Ford, GM, and Chrysler have always had many very talented people in their design and manufacturing groups. That well of talent can do many fine things, and can produce excellent cars at a competitive cost, when leadership empowers it. Economic challenges are forcing such empowerment.
It's about the facts. People in the North American auto market can choose from more than 300 models of automobiles. Loyalty to a brand is minimal, so a purchase is going to be based on perceived value to the individual. The product is critical to re-capturing lost market share, not the pitch.
Knowing that, the US OEMs are producing some pretty neat cars—the first, vital step in their recovery from the long slide in market share that they've experienced. There are two more areas where they must make progress:
First, they must find a way to convince skeptical buyers that their vehicles can match the quality of those made by the great Japanese manufacturers. Many younger people believe cars made by US OEMs are rubbish. This must change! Detroit, build good cars, and then tell the potential customer what you've done.

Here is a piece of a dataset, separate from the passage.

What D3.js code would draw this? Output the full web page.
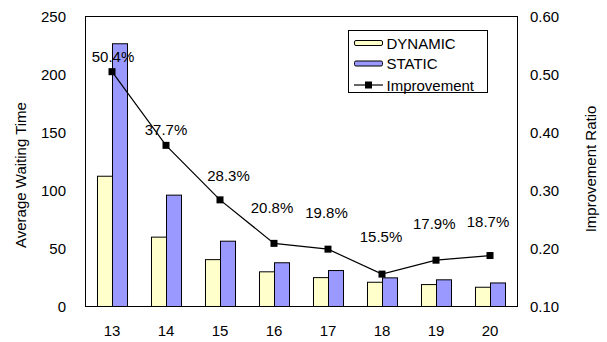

Second, do something about your distributors. Many persons, including this editor, view the car-buying process as a miserable experience. Entering a dealership can be like walking into a swamp. Instead of facts and clarity, one can encounter clumsy, irritating sales efforts. Also, I wonder how many OEM executives have tried to arrange for the repair of their personal automobiles at a dealership?
Build world-class cars, change perceptions, fix the dealers; these actions are difficult because they involve cultural change. But at the end of the day the fact is that they must be carried out successfully, or the US OEMs will not survive.